Bilgi ve dijital endüstriler açısından, yeni nesil yarı iletken teknolojisi üzerine araştırma ve geliştirme yapılacak, nesnelerin yapay zekâsı (AIoT) uygulamaları tanıtılacak ve 5G ulusal takımı organize edilecektir. Bu, Tayvan’ın bilişim ve iletişim (ICT) teknolojisindeki lider konumunu korumayı, AIoT çözümlerini dünyaya ihraç etmeyi ve 5G küresel tedarik zincirinde kilit bir rol üstlenmeyi amaçlamaktadır.

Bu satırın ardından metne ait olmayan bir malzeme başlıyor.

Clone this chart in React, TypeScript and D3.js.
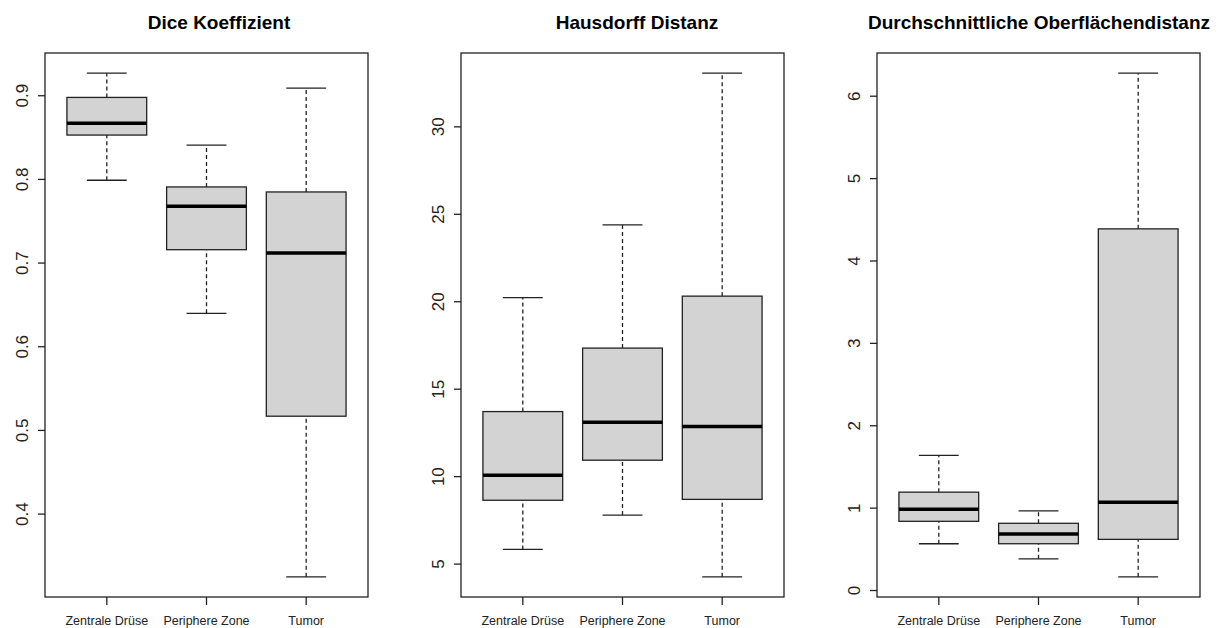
import * as React from "react";
import * as d3 from "d3";

// five-number summaries per category: [lower whisker, Q1, median, Q3, upper whisker]
const categories = ["Zentrale Drüse", "Periphere Zone", "Tumor"];

const diceStats = [
  [0.799, 0.853, 0.867, 0.898, 0.927],
  [0.640, 0.716, 0.768, 0.791, 0.841],
  [0.325, 0.517, 0.712, 0.785, 0.909],
];
const hausdorffStats = [
  [5.84, 8.65, 10.08, 13.72, 20.23],
  [7.80, 10.94, 13.11, 17.35, 24.39],
  [4.27, 8.70, 12.86, 20.32, 33.07],
];
const surfaceStats = [
  [0.568, 0.840, 0.987, 1.194, 1.64],
  [0.385, 0.568, 0.686, 0.816, 0.966],
  [0.166, 0.621, 1.072, 4.39, 6.28],
];

const diceTicks = [0.4, 0.5, 0.6, 0.7, 0.8, 0.9];
const hausdorffTicks = [5, 10, 15, 20, 25, 30];
const surfaceTicks = [0, 1, 2, 3, 4, 5, 6];

const panels = [
  {title: "Dice Koeffizient", stats: diceStats, ticks: diceTicks, left: 45, right: 368, titleX: 219},
  {title: "Hausdorff Distanz", stats: hausdorffStats, ticks: hausdorffTicks, left: 461, right: 784, titleX: 637},
  {title: "Durchschnittliche Oberflächendistanz", stats: surfaceStats, ticks: surfaceTicks, left: 877, right: 1200, titleX: 1039},
];

const top = 53;
const bottom = 597;
const font = "'Liberation Sans', Arial, sans-serif";

export default function App() {
  const ref = React.useRef<SVGSVGElement>(null);

  React.useEffect(() => {
    const svg = d3.select(ref.current);
    svg.selectAll("*").remove();

    panels.forEach(p => {
      const all = p.stats.flat();
      const lo = d3.min(all)!, hi = d3.max(all)!;
      const pad = (hi - lo) * 0.04;
      const y = d3.scaleLinear().domain([lo - pad, hi + pad]).range([bottom, top]);
      // R style: xlim = [0.5, 3.5] extended by 4%
      const x = d3.scaleLinear().domain([0.38, 3.62]).range([p.left, p.right]);
      const unit = x(1) - x(0);

      const g = svg.append("g");

      g.append("text")
        .attr("x", p.titleX)
        .attr("y", 29)
        .attr("text-anchor", "middle")
        .style("font-family", font)
        .style("font-weight", "bold")
        .style("font-size", "19px")
        .text(p.title);

      // boxes
      p.stats.forEach((s, i) => {
        const cx = x(i + 1);
        const [wLo, q1, med, q3, wHi] = s;
        const box = g.append("g");

        // whiskers
        [[wLo, q1], [q3, wHi]].forEach(([a, b]) => {
          box.append("line")
            .attr("x1", cx).attr("x2", cx)
            .attr("y1", y(a)).attr("y2", y(b))
            .attr("stroke", "#222")
            .attr("stroke-width", 1.3)
            .attr("stroke-dasharray", "4,3");
        });
        [wLo, wHi].forEach(v => {
          box.append("line")
            .attr("x1", cx - unit * 0.2).attr("x2", cx + unit * 0.2)
            .attr("y1", y(v)).attr("y2", y(v))
            .attr("stroke", "#222")
            .attr("stroke-width", 1.3);
        });

        box.append("rect")
          .attr("x", cx - unit * 0.4)
          .attr("width", unit * 0.8)
          .attr("y", y(q3))
          .attr("height", y(q1) - y(q3))
          .attr("fill", "#d3d3d3")
          .attr("stroke", "#222")
          .attr("stroke-width", 1.3);

        box.append("line")
          .attr("x1", cx - unit * 0.4).attr("x2", cx + unit * 0.4)
          .attr("y1", y(med)).attr("y2", y(med))
          .attr("stroke", "#000")
          .attr("stroke-width", 3.5);
      });

      // frame
      g.append("rect")
        .attr("x", p.left).attr("y", top)
        .attr("width", p.right - p.left).attr("height", bottom - top)
        .attr("fill", "none")
        .attr("stroke", "#222")
        .attr("stroke-width", 1.3);

      // y axis
      const yAxis = g.append("g");
      p.ticks.forEach(t => {
        yAxis.append("line")
          .attr("x1", p.left - 7).attr("x2", p.left)
          .attr("y1", y(t)).attr("y2", y(t))
          .attr("stroke", "#222")
          .attr("stroke-width", 1.3);
        yAxis.append("text")
          .attr("transform", `translate(${p.left - 17},${y(t)}) rotate(-90)`)
          .attr("text-anchor", "middle")
          .style("font-family", font)
          .style("font-size", "17px")
          .style("fill", "#222")
          .text(String(t));
      });

      // x axis
      categories.forEach((c, i) => {
        g.append("line")
          .attr("x1", x(i + 1)).attr("x2", x(i + 1))
          .attr("y1", bottom).attr("y2", bottom + 8)
          .attr("stroke", "#222")
          .attr("stroke-width", 1.3);
        g.append("text")
          .attr("x", x(i + 1))
          .attr("y", 625)
          .attr("text-anchor", "middle")
          .style("font-family", font)
          .style("font-size", "12.5px")
          .style("fill", "#222")
          .text(c);
      });
    });
  }, []);

  return <svg ref={ref} width={1218} height={628}
              style={{position: "absolute", left: 0, top: 0, background: "#fff"}}/>;
}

“Tayvanlı iş insanları Türkiye hakkında teşvik
etmeye devam edeceğiz”
·
Tayvan ile Türkiye
arasındaki ekonomik ve kültürel ilişkileri derinleştirmek
ve hacmi büyütmek noktasında yeni dönem plânlarınız neler?

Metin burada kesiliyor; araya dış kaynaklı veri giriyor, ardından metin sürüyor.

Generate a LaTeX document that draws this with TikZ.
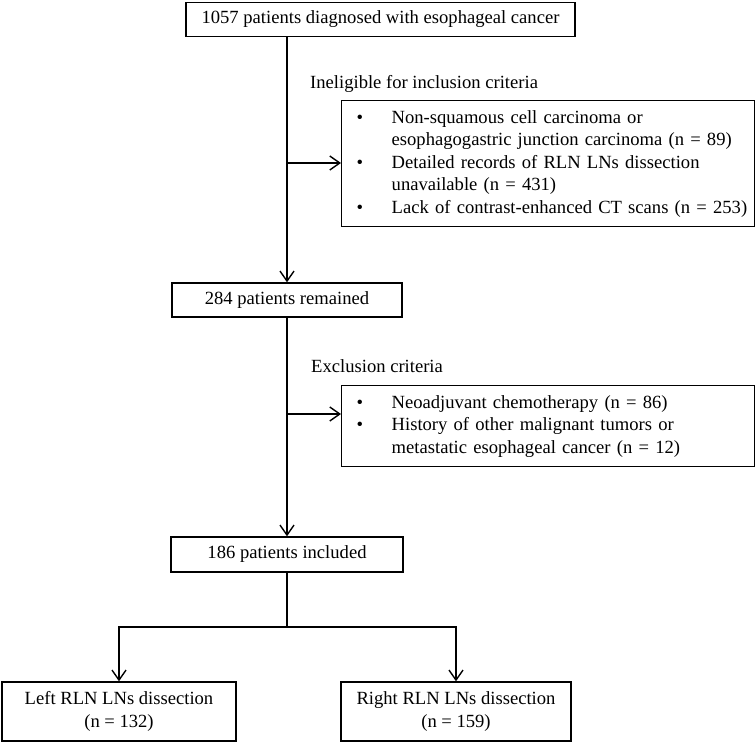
\documentclass[tikz,border=0pt]{standalone}
\usepackage{fontspec}
\setmainfont{Liberation Serif}
\usetikzlibrary{arrows.meta}
\begin{document}
\begin{tikzpicture}[x=1pt,y=-1pt,
  box/.style={draw, line width=1.4pt, inner sep=0pt, font=\fontsize{18.6}{22.5}\selectfont},
  arr/.style={line width=1.4pt, -{Straight Barb[length=10pt,width=14pt,line width=1.4pt]}},
  conn/.style={line width=1.4pt},
  lab/.style={inner sep=0pt, anchor=base west, font=\fontsize{18.6}{22.5}\selectfont}]
\useasboundingbox (0,0) rectangle (756,743);
\node[box, minimum width=389pt, minimum height=34pt] (top) at (380.5,19.5) {1057 patients diagnosed with esophageal cancer};
\node[box, minimum width=230pt, minimum height=34pt] (r284) at (287,300) {284 patients remained};
\node[lab] (lab1) at (310,89) {Ineligible for inclusion criteria};
\node[box, anchor=north west, text width=383pt, inner xsep=15pt, minimum height=126pt, align=left] (ex1) at (341,100) {%
\begin{tabular}{@{}p{35pt}@{}l@{}}
•& Non-squamous cell carcinoma or\\
 & esophagogastric junction carcinoma (n = 89)\\
•& Detailed records of RLN LNs dissection\\
 & unavailable (n = 431)\\
•& Lack of contrast-enhanced CT scans (n = 253)
\end{tabular}};
\node[lab] (lab2) at (311,373) {Exclusion criteria};
\node[box, anchor=north west, text width=383pt, inner xsep=15pt, minimum height=81pt, align=left] (ex2) at (341,385) {%
\begin{tabular}{@{}p{35pt}@{}l@{}}
•& Neoadjuvant chemotherapy (n = 86)\\
•& History of other malignant tumors or\\
 & metastatic esophageal cancer (n = 12)
\end{tabular}};
\node[box, minimum width=232pt, minimum height=35pt] (inc) at (287,554.5) {186 patients included};
\node[box, minimum width=234pt, minimum height=59pt, align=center] (left) at (119,711.5) {Left RLN LNs dissection\\(n = 132)};
\node[box, minimum width=230pt, minimum height=59pt, align=center] (right) at (456,711.5) {Right RLN LNs dissection\\(n = 159)};
\coordinate (j1) at (287,163);
\coordinate (j2) at (287,414);
\coordinate (br) at (287,627);
\draw[arr] (top.south -| r284.north) -- (r284.north);
\draw[arr] (j1) -- (j1 -| ex1.west);
\draw[arr] (r284.south) -- (inc.north);
\draw[arr] (j2) -- (j2 -| ex2.west);
\draw[conn] (inc.south) -- (br);
\draw[arr] (br) -| (left.north);
\draw[arr] (br) -| (right.north);
\end{tikzpicture}
\end{document}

Tayvan’ın dış ticaret hacmi 630 milyar Amerikan
doları, Türkiye’nin ise 390 milyar Amerikan doları civarındadır. Pandemi
sürecinin etkileri altında, 2020 yılında yüzde 3,11 büyüme oranı yakalayan
Tayvan ve yüzde 1,8 büyüme oranı yakalayan Türkiye, bütün dünyada pek az pozitif
büyüme oranı yakalayabilen iki ülkedir. İki ülkenin devleti ve halkı pandemiye
karşı mücadele ve ekonomi geliştirme arasında denge sağlamak için çok emek
vermiştir. Ancak iki ülke arasındaki ikili ticaret sadece 1,5 milyar Amerikan
dolarıdır.
Açıkçası, geliştirilecek ve gerçekleştirilecek çok fazla potansiyel vardır. Birbirinden uzak olan Tayvanlılar ve Türkler, görece olarak birbirlerini daha az tanıyorlar; bu nedenle ofisim, Türkiye’de Tayvan’ın imajını geliştirmenin yanı sıra Tayvanlı iş insanlarını ve derneklerini iş fırsatları ve ortaklıklar için Türkiye’ye gelmeye teşvik etmek için daha fazlasını yapacaktır.

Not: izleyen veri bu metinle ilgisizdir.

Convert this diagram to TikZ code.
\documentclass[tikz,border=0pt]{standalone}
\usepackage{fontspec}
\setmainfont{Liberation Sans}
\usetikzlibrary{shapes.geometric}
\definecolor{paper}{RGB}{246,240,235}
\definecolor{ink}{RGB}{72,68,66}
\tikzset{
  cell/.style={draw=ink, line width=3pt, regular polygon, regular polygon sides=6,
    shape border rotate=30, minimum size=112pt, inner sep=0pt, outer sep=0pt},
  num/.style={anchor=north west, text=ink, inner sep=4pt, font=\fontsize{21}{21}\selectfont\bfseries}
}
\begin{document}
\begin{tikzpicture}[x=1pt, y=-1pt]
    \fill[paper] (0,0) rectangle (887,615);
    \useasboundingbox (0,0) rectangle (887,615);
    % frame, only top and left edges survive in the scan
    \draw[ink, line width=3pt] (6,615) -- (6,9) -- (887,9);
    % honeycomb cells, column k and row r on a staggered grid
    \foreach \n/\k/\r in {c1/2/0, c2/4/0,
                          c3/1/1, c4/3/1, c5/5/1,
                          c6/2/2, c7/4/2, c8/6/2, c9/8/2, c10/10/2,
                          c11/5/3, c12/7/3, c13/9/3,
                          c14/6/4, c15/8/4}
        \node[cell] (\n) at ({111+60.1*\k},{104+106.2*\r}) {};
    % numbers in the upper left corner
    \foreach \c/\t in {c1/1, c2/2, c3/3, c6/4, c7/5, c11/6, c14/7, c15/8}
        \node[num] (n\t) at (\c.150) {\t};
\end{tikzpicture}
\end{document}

“Türkiye ile Tayvan, daha yüksek değerli ortaklığa
sıcak bakmalı”
·
Son olarak, Türkiye’den beklentileriniz neler?
Türkiye ve Tayvan, her ikisi de hem dinamik ve
aktif olarak gelişen demokratik, hem de dünyanın en büyük 20 ekonomisi arasında
yer almakta olan ülkelerdir. Farklı zorluklarla karşı karşıya olsalar da, iki
taraf arasındaki işbirliğinin geliştirilebileceğine, iki ülkenin ve vatandaşlarının
daha müreffeh bir geleceğe kavuşacağına inanıyorum. Türkiye’nin Tayvan ile
yüksek değerli ortaklığa daha sıcak bakması ve iki tarafın daha fazla potansiyel
işbirliği alanı geliştirmesi ve birlikte mutluluğu paylaşmasını ümit ederim.
· Bu değerli söyleşi için çok teşekkür ediyorum. Tekrar olacak ama ülkemize hoş geldiniz, safa getirdiniz. Ümit ederim ki, iki ülke arasındaki dostluk ve işbirliği tüm alanlarda daha da genişleyerek ilerler ve Tayvan, Türkiye’nin de destekleriyle uluslararası zeminde hakkı olanı alır.